(begin)

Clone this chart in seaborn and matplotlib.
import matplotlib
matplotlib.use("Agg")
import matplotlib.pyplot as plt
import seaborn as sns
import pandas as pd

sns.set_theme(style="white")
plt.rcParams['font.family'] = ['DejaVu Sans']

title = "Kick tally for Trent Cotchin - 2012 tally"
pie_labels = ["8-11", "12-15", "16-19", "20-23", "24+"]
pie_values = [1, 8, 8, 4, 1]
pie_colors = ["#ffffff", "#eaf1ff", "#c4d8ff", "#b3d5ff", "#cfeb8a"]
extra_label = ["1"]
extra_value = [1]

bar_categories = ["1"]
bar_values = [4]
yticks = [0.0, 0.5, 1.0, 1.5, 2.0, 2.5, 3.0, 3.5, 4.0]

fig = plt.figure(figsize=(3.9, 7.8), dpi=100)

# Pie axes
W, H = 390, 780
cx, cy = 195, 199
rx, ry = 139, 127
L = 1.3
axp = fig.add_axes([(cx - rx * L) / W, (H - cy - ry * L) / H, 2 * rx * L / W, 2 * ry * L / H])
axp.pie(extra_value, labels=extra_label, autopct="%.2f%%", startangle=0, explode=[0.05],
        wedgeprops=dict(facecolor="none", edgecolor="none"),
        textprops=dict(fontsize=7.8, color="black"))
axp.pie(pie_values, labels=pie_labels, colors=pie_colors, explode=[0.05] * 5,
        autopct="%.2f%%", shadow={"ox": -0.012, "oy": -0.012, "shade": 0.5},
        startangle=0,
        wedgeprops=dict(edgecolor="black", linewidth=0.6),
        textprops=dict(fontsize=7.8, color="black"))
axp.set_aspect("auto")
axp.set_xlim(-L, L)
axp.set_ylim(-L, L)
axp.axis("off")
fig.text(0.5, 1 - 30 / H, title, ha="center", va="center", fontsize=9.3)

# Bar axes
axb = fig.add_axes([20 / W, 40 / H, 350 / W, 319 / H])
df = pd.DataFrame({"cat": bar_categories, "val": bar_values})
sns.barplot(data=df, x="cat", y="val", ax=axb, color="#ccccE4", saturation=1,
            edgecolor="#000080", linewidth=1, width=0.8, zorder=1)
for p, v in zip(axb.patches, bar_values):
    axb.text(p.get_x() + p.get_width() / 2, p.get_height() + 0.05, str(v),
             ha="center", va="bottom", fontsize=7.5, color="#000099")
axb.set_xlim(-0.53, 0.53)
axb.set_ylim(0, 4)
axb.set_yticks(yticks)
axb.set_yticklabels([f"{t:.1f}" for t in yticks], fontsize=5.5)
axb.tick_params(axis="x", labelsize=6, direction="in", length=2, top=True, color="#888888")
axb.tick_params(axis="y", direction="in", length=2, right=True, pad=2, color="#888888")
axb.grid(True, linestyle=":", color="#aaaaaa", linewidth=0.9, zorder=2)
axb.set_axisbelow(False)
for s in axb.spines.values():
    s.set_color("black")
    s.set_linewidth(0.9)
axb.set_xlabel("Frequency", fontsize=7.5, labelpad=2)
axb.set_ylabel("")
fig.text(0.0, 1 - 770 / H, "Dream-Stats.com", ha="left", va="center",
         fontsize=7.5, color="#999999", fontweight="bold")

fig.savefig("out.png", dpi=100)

(end)

• WORK REQUIRED: Repeat exactly, please, each line from the beginning of the data through the line with "fig = plt.figure(figsize=(3.9, 7.8), dpi=100)" in it, and only those lines.

• FULL ANSWER:
Clone this chart in seaborn and matplotlib.
import matplotlib
matplotlib.use("Agg")
import matplotlib.pyplot as plt
import seaborn as sns
import pandas as pd

sns.set_theme(style="white")
plt.rcParams['font.family'] = ['DejaVu Sans']

title = "Kick tally for Trent Cotchin - 2012 tally"
pie_labels = ["8-11", "12-15", "16-19", "20-23", "24+"]
pie_values = [1, 8, 8, 4, 1]
pie_colors = ["#ffffff", "#eaf1ff", "#c4d8ff", "#b3d5ff", "#cfeb8a"]
extra_label = ["1"]
extra_value = [1]

bar_categories = ["1"]
bar_values = [4]
yticks = [0.0, 0.5, 1.0, 1.5, 2.0, 2.5, 3.0, 3.5, 4.0]

fig = plt.figure(figsize=(3.9, 7.8), dpi=100)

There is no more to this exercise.